Stepping across the foyer, I found another Purity Audio preamp, this time, a Reference ($11,495) fronting a pair of Bob Carver Black Beauty monoblocks ($12,900/pair), cranking 300+ watts into a pair of King Sound King III ESL panel loudspeakers ($12,000). Clarity Cables provided all the signaling and power cables. An Oppo BDP-95 provided the front end. And you know what? Holy guacamole, Batman. This is one cave I was not happy to leave. The big King panels can put out “real bass”, which seems to surprise just about everyone, but brings the speed and detail that an ESL is known for. Truly remarkable, and a price point that’s comfortably under six figures; a reminder for which I was rather grateful after visiting so many sky-high priced systems.
Another Aragon and Waterfall Audio demo showed me exactly what I’ve done wrong in past attempts to sneak loudspeakers past my wife – I used loudspeakers. Silly me. What was I thinking? Waterfall speakers are glass – so they pretty much disappear. Into any décor. Duh! Why didn’t I think of that? Nifty. Indy Audio Labs, the parent of top-flight Aragon, and the more affordable Acurus Audio, were showing an Aragon 8008 stereo amplifier with an Aragon 18k preamp. I didn’t get to hear them here at AXPONA, but I did spend some time with them at CES and was impressed by the sound they made there.

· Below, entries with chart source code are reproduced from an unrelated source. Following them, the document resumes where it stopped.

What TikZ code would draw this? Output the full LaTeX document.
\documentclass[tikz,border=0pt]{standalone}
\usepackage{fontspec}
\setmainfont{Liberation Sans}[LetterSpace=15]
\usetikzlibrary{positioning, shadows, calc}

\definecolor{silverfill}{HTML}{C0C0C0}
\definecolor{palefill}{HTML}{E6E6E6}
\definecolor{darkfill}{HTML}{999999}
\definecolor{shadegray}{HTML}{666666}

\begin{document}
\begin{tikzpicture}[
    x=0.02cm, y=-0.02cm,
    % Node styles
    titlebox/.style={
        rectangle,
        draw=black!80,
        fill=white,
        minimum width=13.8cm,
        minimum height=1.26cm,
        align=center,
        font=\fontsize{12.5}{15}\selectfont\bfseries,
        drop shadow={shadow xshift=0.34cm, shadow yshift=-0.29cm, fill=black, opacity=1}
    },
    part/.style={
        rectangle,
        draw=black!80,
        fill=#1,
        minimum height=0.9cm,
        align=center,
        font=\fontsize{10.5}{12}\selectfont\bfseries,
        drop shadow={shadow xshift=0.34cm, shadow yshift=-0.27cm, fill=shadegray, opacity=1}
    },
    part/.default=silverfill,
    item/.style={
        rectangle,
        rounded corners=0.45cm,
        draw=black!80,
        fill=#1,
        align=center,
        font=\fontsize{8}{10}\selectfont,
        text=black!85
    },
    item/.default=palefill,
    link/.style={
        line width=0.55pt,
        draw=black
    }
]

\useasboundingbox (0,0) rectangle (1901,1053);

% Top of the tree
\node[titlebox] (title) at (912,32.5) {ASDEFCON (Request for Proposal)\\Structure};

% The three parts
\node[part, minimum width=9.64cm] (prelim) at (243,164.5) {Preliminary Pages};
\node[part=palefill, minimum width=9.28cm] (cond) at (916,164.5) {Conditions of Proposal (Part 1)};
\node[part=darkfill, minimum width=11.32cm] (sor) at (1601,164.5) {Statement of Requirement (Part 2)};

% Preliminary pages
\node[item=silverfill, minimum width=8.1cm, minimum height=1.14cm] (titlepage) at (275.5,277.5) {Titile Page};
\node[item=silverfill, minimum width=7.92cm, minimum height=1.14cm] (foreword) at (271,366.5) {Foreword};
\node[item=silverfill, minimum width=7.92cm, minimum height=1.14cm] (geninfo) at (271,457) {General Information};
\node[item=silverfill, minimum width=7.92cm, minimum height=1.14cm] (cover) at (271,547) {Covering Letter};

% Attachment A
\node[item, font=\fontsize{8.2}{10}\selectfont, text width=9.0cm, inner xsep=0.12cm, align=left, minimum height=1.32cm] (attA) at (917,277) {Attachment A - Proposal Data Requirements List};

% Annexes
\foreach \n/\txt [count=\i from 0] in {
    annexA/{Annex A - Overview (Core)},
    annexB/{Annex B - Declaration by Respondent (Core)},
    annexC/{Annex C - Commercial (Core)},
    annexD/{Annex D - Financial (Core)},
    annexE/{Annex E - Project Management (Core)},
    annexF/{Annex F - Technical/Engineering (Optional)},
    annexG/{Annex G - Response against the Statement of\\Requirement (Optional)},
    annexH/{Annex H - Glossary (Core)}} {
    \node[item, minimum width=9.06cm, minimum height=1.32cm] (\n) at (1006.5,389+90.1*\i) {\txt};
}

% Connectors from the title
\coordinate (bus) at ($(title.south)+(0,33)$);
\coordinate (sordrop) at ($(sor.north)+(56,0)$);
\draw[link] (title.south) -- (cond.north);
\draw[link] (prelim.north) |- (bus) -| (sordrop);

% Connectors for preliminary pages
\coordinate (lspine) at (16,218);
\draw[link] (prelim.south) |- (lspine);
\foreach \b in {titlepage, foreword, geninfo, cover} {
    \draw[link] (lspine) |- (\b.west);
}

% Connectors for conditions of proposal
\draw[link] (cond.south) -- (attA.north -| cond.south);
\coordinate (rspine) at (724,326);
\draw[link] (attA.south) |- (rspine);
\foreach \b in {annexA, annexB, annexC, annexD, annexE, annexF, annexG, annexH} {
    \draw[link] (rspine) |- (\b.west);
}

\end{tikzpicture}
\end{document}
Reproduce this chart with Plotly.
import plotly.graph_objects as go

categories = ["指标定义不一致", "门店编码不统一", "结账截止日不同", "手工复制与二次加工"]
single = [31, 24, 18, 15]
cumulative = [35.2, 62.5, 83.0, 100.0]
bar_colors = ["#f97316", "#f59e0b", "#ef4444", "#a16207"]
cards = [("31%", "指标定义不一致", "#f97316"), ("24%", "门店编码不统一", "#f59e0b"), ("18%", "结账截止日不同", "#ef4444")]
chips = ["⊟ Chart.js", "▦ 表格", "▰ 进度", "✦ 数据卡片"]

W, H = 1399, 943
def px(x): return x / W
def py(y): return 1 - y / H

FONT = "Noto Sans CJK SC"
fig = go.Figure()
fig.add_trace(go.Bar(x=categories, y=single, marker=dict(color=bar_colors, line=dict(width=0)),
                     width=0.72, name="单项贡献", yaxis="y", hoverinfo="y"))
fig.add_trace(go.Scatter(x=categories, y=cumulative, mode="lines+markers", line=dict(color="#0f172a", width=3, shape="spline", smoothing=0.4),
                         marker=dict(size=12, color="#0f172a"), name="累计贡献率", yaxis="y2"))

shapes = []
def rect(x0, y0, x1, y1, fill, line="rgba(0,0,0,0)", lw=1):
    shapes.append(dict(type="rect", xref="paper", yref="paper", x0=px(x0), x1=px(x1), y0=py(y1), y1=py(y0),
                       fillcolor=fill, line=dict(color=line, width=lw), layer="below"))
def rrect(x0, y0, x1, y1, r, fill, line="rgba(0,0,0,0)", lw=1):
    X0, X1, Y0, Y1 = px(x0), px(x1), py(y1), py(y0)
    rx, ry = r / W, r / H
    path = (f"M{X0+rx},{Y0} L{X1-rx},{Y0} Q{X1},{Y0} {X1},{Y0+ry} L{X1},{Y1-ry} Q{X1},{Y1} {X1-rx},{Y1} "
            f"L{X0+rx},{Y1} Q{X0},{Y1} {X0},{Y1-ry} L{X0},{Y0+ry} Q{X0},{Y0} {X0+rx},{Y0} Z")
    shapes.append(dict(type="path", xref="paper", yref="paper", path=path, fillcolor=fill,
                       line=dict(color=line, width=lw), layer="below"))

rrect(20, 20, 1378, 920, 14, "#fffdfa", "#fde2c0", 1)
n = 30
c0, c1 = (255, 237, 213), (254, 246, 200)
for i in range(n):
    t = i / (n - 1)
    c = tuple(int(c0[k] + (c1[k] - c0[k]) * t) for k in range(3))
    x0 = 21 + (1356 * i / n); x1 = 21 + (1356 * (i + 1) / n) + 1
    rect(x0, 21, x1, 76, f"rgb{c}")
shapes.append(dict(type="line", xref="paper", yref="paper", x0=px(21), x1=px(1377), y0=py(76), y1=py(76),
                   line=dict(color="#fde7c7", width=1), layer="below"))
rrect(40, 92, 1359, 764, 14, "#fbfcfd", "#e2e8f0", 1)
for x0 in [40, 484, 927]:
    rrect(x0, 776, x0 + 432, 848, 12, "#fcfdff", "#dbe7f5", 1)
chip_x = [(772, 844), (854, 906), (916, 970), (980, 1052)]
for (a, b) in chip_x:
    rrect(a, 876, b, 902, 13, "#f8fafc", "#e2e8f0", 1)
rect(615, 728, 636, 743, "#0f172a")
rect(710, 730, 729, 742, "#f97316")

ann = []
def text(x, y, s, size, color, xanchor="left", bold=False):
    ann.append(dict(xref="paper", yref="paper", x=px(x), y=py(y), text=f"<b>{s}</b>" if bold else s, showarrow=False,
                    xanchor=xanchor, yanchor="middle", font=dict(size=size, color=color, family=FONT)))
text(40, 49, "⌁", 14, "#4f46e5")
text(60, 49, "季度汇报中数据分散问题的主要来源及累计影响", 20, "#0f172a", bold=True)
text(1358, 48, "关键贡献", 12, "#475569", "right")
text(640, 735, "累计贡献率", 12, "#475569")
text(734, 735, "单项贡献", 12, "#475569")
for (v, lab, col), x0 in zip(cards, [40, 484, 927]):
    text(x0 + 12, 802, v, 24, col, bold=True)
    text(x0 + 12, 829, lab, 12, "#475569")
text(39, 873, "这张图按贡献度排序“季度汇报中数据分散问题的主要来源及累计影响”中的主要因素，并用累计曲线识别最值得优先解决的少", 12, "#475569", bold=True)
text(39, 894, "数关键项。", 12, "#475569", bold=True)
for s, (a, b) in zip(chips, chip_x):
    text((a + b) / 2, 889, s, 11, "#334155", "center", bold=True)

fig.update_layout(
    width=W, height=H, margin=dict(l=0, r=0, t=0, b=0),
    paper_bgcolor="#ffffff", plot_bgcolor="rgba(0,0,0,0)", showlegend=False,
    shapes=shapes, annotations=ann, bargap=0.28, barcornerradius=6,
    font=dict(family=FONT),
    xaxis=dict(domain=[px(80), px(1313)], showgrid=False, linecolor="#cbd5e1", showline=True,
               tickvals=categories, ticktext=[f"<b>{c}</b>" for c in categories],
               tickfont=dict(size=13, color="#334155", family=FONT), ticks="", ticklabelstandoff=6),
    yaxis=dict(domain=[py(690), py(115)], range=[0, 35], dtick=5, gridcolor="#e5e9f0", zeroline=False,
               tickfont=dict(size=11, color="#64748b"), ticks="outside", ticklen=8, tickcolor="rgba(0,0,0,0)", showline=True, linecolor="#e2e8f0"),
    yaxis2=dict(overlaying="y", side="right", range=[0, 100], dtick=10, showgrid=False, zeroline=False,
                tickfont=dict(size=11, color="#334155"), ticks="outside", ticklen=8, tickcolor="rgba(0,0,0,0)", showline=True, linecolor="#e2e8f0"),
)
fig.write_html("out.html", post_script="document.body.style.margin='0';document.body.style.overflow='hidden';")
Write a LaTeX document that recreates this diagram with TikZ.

Icon Audio was showing a pair of new FRm 2 “full range” single-driver loudspeakers, paired with their tubed electronics, including an ST40 MK III integrated amplifier ($2,495), a KT88-based design good for 20wpc in triode or 40wpc in ultralinear. For an affordable system, I was impressed, if not exactly blown away. Now, I’m not sure “cute” is a good word for a monoblock amp, but the MB30m ($1,799/pair) are just that, so, fuggedaboutit. 27wpc in ultralinear, this KT120 based amp can run in triode too, for 16wpc. A 6SN7 double-triode drives it, and a 5AR4 does the rectification. Did I mention you can fit one in one hand? Ah, well. Another time.